I’m always griping about publishers commissioning the umpteenth translation of Anna Karenina rather than looking for something interesting that hasn’t appeared in English yet, so I’m especially appreciative of Columbia University Press’s Russian Library series (see this post on their Krzhizhanovsky edition, with prior links), which does exactly that, and does it very well. They have now published Boris Poplavsky’s Homeward from Heaven, translated by Bryan Karetnyk (see this post), and have been kind enough to send me a copy. As is usual with Russian Library, it comes with an informative introduction by the translator and a full set of end notes that not only explain the realia of the novel (“The Paris-Midi was a midday newspaper in daily circulation between 1911 and 1944. It enjoyed wide popularity and catered principally to a working readership at a time when two-hour lunch breaks were still common…”) but quote long chunks from the typescript (the textual history of the novel is complicated) and French lyrics used in the text (in both French and English). The publisher’s summary says:
The novel’s protagonist and sometime narrator is Oleg, whose intense love for two women leads him along a journey of spiritual transfiguration. He follows Tania to a seaside resort, but after a passionate dalliance she jilts him. In the cafés of Montparnasse, Oleg meets Katia, with whom he finds physical intimacy and emotional candor, yet is unable to banish a lingering sense of existential disquiet and destitution. When he encounters Tania again in Paris, his quest to comprehend the laws of spiritual and physical love begins anew, with results that are both profound and tragic.
Taken by Poplavsky’s contemporaries to be semiautobiographical, Homeward from Heaven stands out for its uncompromising depictions of sexuality and deprivation. Richly allusive and symbolic, the novel mixes psychological confession, philosophical reflection, and social critique in prose that is by turns poetic, mystical, and erotic.

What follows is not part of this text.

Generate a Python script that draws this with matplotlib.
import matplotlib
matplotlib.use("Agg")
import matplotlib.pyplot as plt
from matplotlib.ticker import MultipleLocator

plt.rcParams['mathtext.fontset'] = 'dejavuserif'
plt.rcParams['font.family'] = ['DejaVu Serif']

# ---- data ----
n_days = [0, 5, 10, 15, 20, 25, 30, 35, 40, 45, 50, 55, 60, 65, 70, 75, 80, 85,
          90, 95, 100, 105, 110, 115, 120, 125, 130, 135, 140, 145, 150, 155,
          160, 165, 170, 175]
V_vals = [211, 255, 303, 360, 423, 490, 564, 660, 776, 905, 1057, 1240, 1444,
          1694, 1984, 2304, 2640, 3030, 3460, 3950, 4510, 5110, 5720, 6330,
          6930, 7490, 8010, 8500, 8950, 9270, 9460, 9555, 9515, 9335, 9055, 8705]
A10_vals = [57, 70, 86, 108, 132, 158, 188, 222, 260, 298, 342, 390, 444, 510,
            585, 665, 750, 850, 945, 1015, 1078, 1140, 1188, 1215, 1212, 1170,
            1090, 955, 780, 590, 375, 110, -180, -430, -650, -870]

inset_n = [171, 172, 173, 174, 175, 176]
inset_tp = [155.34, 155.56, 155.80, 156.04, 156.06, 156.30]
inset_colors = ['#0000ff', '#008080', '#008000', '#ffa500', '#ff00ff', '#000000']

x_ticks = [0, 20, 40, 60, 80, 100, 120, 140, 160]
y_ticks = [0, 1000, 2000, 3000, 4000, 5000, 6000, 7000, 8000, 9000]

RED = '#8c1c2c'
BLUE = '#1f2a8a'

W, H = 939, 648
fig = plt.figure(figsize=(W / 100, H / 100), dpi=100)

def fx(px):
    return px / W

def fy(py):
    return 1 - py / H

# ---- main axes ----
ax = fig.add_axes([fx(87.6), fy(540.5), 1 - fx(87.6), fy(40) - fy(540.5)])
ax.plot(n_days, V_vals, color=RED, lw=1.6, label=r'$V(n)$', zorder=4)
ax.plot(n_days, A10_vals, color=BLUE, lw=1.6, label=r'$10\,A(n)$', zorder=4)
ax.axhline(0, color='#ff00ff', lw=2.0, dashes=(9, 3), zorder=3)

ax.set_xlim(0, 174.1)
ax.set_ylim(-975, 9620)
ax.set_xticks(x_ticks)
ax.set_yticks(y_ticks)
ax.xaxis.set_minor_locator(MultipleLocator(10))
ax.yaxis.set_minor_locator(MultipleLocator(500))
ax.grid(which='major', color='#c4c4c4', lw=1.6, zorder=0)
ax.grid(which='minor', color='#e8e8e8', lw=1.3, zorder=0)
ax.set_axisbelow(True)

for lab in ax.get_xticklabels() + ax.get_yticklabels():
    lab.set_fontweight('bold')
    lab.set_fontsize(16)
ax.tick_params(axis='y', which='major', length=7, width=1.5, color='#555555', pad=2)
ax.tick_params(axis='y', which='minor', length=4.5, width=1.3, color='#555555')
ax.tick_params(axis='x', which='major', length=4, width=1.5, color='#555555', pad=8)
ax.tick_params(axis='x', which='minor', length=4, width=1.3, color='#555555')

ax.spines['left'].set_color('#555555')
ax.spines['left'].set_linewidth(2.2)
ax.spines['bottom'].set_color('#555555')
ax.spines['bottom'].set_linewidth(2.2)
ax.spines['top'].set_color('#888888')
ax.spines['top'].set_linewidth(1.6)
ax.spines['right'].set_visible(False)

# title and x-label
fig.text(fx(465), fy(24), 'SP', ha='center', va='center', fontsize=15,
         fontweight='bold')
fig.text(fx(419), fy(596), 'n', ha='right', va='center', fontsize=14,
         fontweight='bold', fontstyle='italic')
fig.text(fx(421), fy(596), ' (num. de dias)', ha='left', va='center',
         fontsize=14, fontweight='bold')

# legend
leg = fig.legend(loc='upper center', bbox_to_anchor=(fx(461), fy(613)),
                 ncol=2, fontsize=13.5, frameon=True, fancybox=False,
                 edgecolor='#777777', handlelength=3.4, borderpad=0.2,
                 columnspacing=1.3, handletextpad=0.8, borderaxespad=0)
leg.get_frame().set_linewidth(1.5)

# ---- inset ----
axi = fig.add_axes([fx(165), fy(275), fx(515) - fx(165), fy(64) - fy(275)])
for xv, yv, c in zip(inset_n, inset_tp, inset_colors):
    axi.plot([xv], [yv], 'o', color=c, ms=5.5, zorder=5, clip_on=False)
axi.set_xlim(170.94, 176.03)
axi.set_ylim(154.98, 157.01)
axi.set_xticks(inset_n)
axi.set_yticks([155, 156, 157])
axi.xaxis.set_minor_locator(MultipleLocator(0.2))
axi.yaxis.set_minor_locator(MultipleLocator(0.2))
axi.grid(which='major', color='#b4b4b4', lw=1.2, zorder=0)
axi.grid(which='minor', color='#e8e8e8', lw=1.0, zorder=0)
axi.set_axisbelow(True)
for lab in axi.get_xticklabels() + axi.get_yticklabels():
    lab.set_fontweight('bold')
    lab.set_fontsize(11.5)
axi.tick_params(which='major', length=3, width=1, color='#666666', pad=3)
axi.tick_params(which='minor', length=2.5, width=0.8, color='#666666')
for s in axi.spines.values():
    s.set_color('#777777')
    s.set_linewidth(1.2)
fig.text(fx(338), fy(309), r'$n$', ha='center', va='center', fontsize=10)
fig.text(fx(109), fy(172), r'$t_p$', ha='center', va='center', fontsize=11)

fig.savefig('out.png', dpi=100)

It is at once a work of daring literary modernism and an immersive meditation on the émigré condition.
You can read an appreciative review at Kaggsy’s Bookish Ramblings. Karetnyk’s Englishing is eloquent and convincing, and I’m glad he’s chosen to focus on little-known writers like Gaito Gazdanov, Yuri Felzen, and now Poplavsky rather than on the usual suspects. Kudos to him and to CUP!

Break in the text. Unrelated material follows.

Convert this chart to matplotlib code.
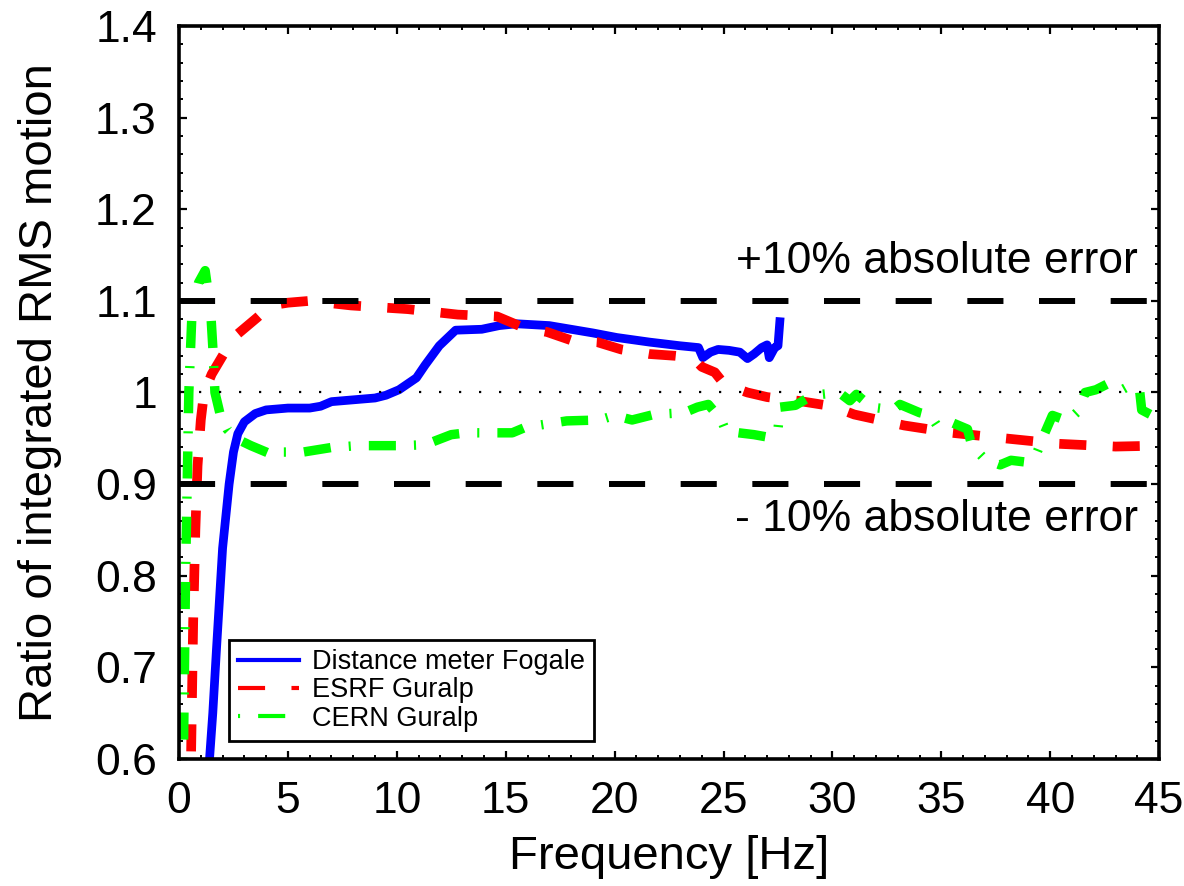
import matplotlib
matplotlib.use("Agg")
import matplotlib.pyplot as plt
from matplotlib.lines import Line2D
from matplotlib.ticker import MultipleLocator, FormatStrFormatter

plt.rcParams['font.family'] = ['Liberation Sans', 'DejaVu Sans']
plt.rcParams['lines.scale_dashes'] = False

# ---- data ----
blue_f = [1.30, 1.40, 1.55, 1.72, 2.0, 2.3, 2.5, 2.7, 3.0, 3.5, 4.0, 5.0, 6.0, 6.5, 7.0, 8.0, 9.0, 9.5,
          10.1, 10.9, 11.3, 11.95, 12.7, 13.9, 14.7, 15.5, 17.0, 19.0, 20.1, 21.6, 23.0, 23.85,
          24.05, 24.4, 24.75, 25.25, 25.75, 26.1, 26.4, 26.75, 27.0, 27.1, 27.35, 27.5, 27.6]
blue_v = [0.57, 0.60, 0.65, 0.72, 0.83, 0.90, 0.935, 0.955, 0.968, 0.977, 0.981, 0.983, 0.983, 0.985,
          0.990, 0.992, 0.994, 0.997, 1.003, 1.016, 1.030, 1.051, 1.068, 1.069, 1.073, 1.075, 1.073,
          1.065, 1.060, 1.055, 1.051, 1.049, 1.038, 1.044, 1.047, 1.046, 1.044, 1.037, 1.042, 1.049,
          1.052, 1.038, 1.049, 1.051, 1.082]

red_f = [0.50, 0.55, 0.65, 0.75, 0.85, 1.0, 1.15, 1.5, 2.0, 2.5, 3.0, 3.6, 4.2, 5.0, 6.0, 7.9, 10.5,
         12.8, 14.6, 15.8, 16.9, 18.0, 19.2, 20.3, 21.6, 22.8, 23.6, 24.0, 24.6, 25.0, 25.5, 26.1,
         27.0, 28.4, 30.0, 31.0, 33.3, 35.5, 37.9, 40.4, 43.0, 45.0]
red_v = [0.55, 0.60, 0.75, 0.85, 0.92, 0.97, 1.00, 1.02, 1.04, 1.06, 1.07, 1.082, 1.095, 1.098, 1.100,
         1.095, 1.091, 1.085, 1.083, 1.071, 1.066, 1.057, 1.055, 1.047, 1.042, 1.040, 1.038, 1.028,
         1.022, 1.010, 1.005, 1.000, 0.995, 0.991, 0.985, 0.976, 0.964, 0.956, 0.950, 0.944, 0.941,
         0.942]

green_f = [0.15, 0.2, 0.3, 0.45, 0.6, 0.9, 1.2, 1.45, 1.55, 1.65, 1.9, 2.2, 2.6, 3.3, 4.0, 4.4, 4.8,
           5.7, 7.0, 8.2, 10.2, 11.3, 12.5, 13.2, 15.3, 15.9, 17.8, 19.3, 20.0, 20.8, 21.8, 23.2,
           23.8, 24.3, 24.9, 25.1, 25.7, 26.4, 27.1, 27.5, 27.6, 28.3, 28.8, 29.5, 30.3, 30.8, 31.1,
           31.8, 32.8, 33.1, 34.0, 34.5, 34.8, 35.5, 36.2, 36.4, 37.0, 37.7, 38.2, 38.9, 39.4, 39.7,
           40.1, 40.8, 41.3, 41.6, 42.1, 42.6, 43.3, 43.6, 44.1, 44.2, 44.6, 45.0]
green_v = [0.55, 0.60, 0.80, 1.00, 1.09, 1.12, 1.133, 1.09, 1.05, 1.00, 0.975, 0.96, 0.95, 0.942,
           0.935, 0.931, 0.935, 0.935, 0.940, 0.942, 0.942, 0.943, 0.954, 0.956, 0.956, 0.962,
           0.969, 0.970, 0.975, 0.970, 0.976, 0.978, 0.984, 0.987, 0.970, 0.958, 0.956, 0.954,
           0.951, 0.960, 0.984, 0.986, 0.993, 0.998, 1.000, 0.991, 0.998, 0.984, 0.981, 0.987,
           0.978, 0.975, 0.964, 0.967, 0.960, 0.942, 0.927, 0.921, 0.926, 0.924, 0.935, 0.953,
           0.975, 0.969, 0.980, 1.000, 1.003, 1.009, 1.003, 1.007, 1.003, 0.981, 0.976, 0.984]

series_names = ['Distance meter Fogale', 'ESRF Guralp', 'CERN Guralp']
upper_limit = 1.1
lower_limit = 0.9
unity = 1.0
upper_text = '+10% absolute error'
lower_text = '- 10% absolute error'

# ---- figure ----
fig = plt.figure(figsize=(11.84, 8.86), dpi=100)
ax = fig.add_axes([0.1512, 0.1433, 0.8278, 0.8274])

blue_c = '#0000ff'
red_c = '#ff0000'
green_c = '#00ff00'

red_dash = (0, (19.5, 19.0))
green_dash = (0, (19.5, 13.0, 1.5, 13.0))

ax.plot(blue_f, blue_v, color=blue_c, lw=6.3, solid_capstyle='butt', zorder=2)
ax.plot(red_f, red_v, color=red_c, lw=7.0, linestyle=red_dash, zorder=2.1)
ax.plot(green_f, green_v, color=green_c, lw=6.8, linestyle=green_dash, zorder=2.2)

ax.plot([0, 45], [upper_limit, upper_limit], color='black', lw=4.3,
        linestyle=(0, (26, 25.6)), zorder=3)
ax.plot([0, 45], [lower_limit, lower_limit], color='black', lw=4.3,
        linestyle=(0, (26, 25.6)), zorder=3)
ax.plot([0, 45], [unity, unity], color='black', lw=1.6,
        linestyle=(0, (1.6, 12.8)), zorder=3)

ax.text(44.03, 1.1308, upper_text, ha='right', va='baseline', fontsize=32)
ax.text(44.03, 0.8492, lower_text, ha='right', va='baseline', fontsize=32)

ax.set_xlim(0, 45)
ax.set_ylim(0.6, 1.4)
ax.xaxis.set_major_locator(MultipleLocator(5))
ax.xaxis.set_minor_locator(MultipleLocator(1))
ax.yaxis.set_major_locator(MultipleLocator(0.1))
ax.yaxis.set_minor_locator(MultipleLocator(0.02))
ax.yaxis.set_major_formatter(FormatStrFormatter('%g'))

ax.tick_params(which='both', direction='in', top=True, right=True, labelsize=32)
ax.tick_params(which='major', length=6, width=1.6, pad=16)
ax.tick_params(which='minor', length=3, width=1.4)
for s in ax.spines.values():
    s.set_linewidth(2.6)

ax.set_xlabel('Frequency [Hz]', fontsize=34, labelpad=9)
ax.set_ylabel('Ratio of integrated RMS motion', fontsize=34, labelpad=24)

handles = [
    Line2D([], [], color=blue_c, lw=3.0),
    Line2D([], [], color=red_c, lw=3.0, linestyle=(0, (19.5, 19.0))),
    Line2D([], [], color=green_c, lw=3.0, linestyle=(0, (1.5, 13.0, 19.5, 13.0))),
]
leg = ax.legend(handles, series_names, loc='lower left', bbox_to_anchor=(0.051, 0.0246),
                fontsize=19.5, frameon=True, fancybox=False, framealpha=1,
                edgecolor='black', handlelength=2.25, handletextpad=0.45,
                borderpad=0.35, labelspacing=0.08, borderaxespad=0)
leg.get_frame().set_linewidth(2.0)

fig.savefig('out.png', dpi=100)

I looked for Boris Poplavsky in Wikipedia and found only an article in something called second.wiki. I have no idea what this. The article seems quite informative but rather odd stylistically (a translation from Russian?).

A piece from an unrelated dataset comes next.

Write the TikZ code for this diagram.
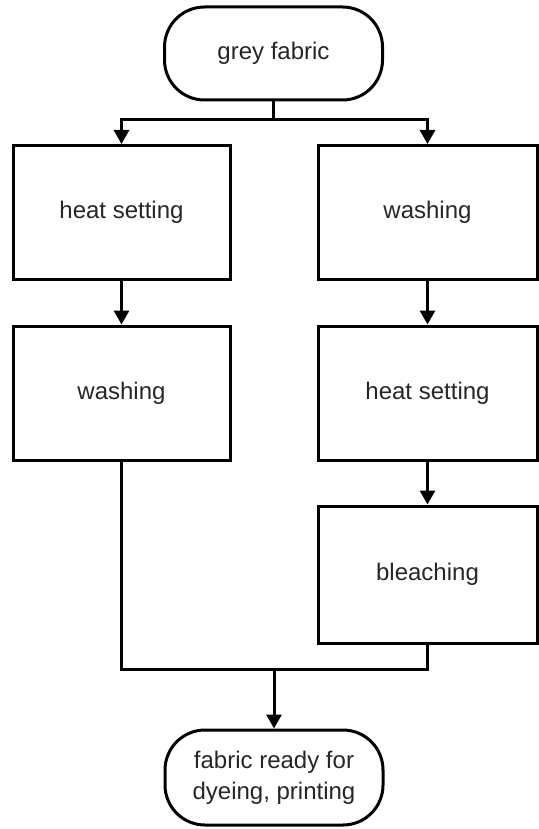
\documentclass[tikz,border=0pt]{standalone}
\usepackage{fontspec}
\setmainfont{Liberation Sans}
\usetikzlibrary{arrows.meta}
\begin{document}
\begin{tikzpicture}[x=1pt,y=-1pt,
  every node/.style={font=\fontsize{24}{31}\selectfont, text=black!85},
  stepbox/.style={draw=black, line width=3pt, minimum width=217pt, minimum height=134pt, inner sep=0pt},
  termbox/.style={draw=black, line width=3pt, rounded corners=40pt, minimum width=218pt, minimum height=93pt, align=center, inner sep=0pt},
  flow/.style={line width=3pt, -{Triangle[length=14pt,width=15pt]}},
  link/.style={line width=3pt}]
\useasboundingbox (0,0) rectangle (538,829);

% start and end terminals
\node[termbox] (start) at (273.5,53.5) {grey fabric};
\node[termbox, minimum height=95pt] (finish) at (274,777.5) {fabric ready for\\dyeing, printing};

% left branch
\node[stepbox] (lheat) at (121.5,212.5) {heat setting};
\node[stepbox] (lwash) at (121.5,393) {washing};

% right branch
\node[stepbox, minimum width=219pt] (rwash) at (427.5,212.5) {washing};
\node[stepbox, minimum width=219pt] (rheat) at (427.5,393) {heat setting};
\node[stepbox, minimum width=219pt, minimum height=137pt] (rbleach) at (427.5,574.5) {bleaching};

% split below the start terminal
\coordinate (split) at (273.5,120);
\draw[link] (start) -- (split);
\draw[flow] (split) -| (lheat.north);
\draw[flow] (split) -| (rwash.north);

% steps within each branch
\draw[flow] (lheat) -- (lwash);
\draw[flow] (rwash) -- (rheat);
\draw[flow] (rheat) -- (rbleach);

% merge into the final terminal
\coordinate (merge) at (274,669);
\draw[link] (lwash.south) |- (merge) -| (rbleach.south);
\draw[flow] (merge) -- (finish.north);
\end{tikzpicture}
\end{document}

Hat, would you consider cleaning it up and adding to the standard Wikipedia?
I soured on trying to do anything more than fix typos in Wikipedia after one too many altercations with officious editors who protected their pet articles and waved the rulebook at anyone who disagreed, but maybe I’ll try my hand tomorrow, when it’s a bit cooler…
Wikidata serves as an index to information on any topic across wikipedia and other wikimedia projects in all languages.
wikidata’s entry for Boris Ûlianovič Poplavskij links to wikipedia articles in de fr ru and zh but not en.
an article in something called second.wiki. I have no idea what this.
I think second.wiki’s algorithm is (1) copy the en.wikipedia.org article if there is one, otherwise (2a) pick the foo.wikipedia.org article for some appropriate value of foo and (2b) machine translate it from foo to en.
Pox on those copycat Wikipedia sites, and disgrace upon search engines that put them at the top of the list. As far as I can tell their purpose is to be a vehicle for advertising.
and disgrace upon search engines that put them at the top of the list
In my experience it’s less “top of the list” and more “high up unless there’s something actually relevant in the right language”. Though it’s still usually pretty high up.
Honestly the real problem is SEO being a thing that exists and is apparently not considered something to get rid of.
(Pinterest is a particularly bad case, because on the search results it looks like it actually has relevant context, but the relevant context is in fact usually unavailable behind all the ads.)
@Y, but they offer new functionality.
When I edit WP, I do it not to support the project. I do it for readers. Limiting distribution of my edits is not what I am interested in.
How do you tell projects that are actually useful to someone (because they provide new interface or because they provide translations) from projects that ONLY annoy users who need WP instead?
@drasvi, I haven’t seen any that offer more functionality. At best a different (not better) user interface than the original, always with more opaque cookies, and sometimes with advertising.
@Y, one of them (often offered in search results several years ago) has wildly different interface.
I do not remember what it was… Perhaps it was some previous version of
https://en.wikipedia.org/wiki/Wikiwand
but at the moment it does not look “wildly different”. It is difficult to say what is convenent for whom.
Then machine translated WP (discussed here) is also new functionality. Yes, I can find an artcile in Persian then open GT and put it in there… well, I even can try to decipher the Persian text on my own. But maybe it is less convenient for some.
The great advantage of Firefox is that there are adblockers for it that block all ads, even the “acceptable” ones as self-servingly defined by Google (and therefore Chrome).
Yes, I haven’t seen ads for years. Go Firefox!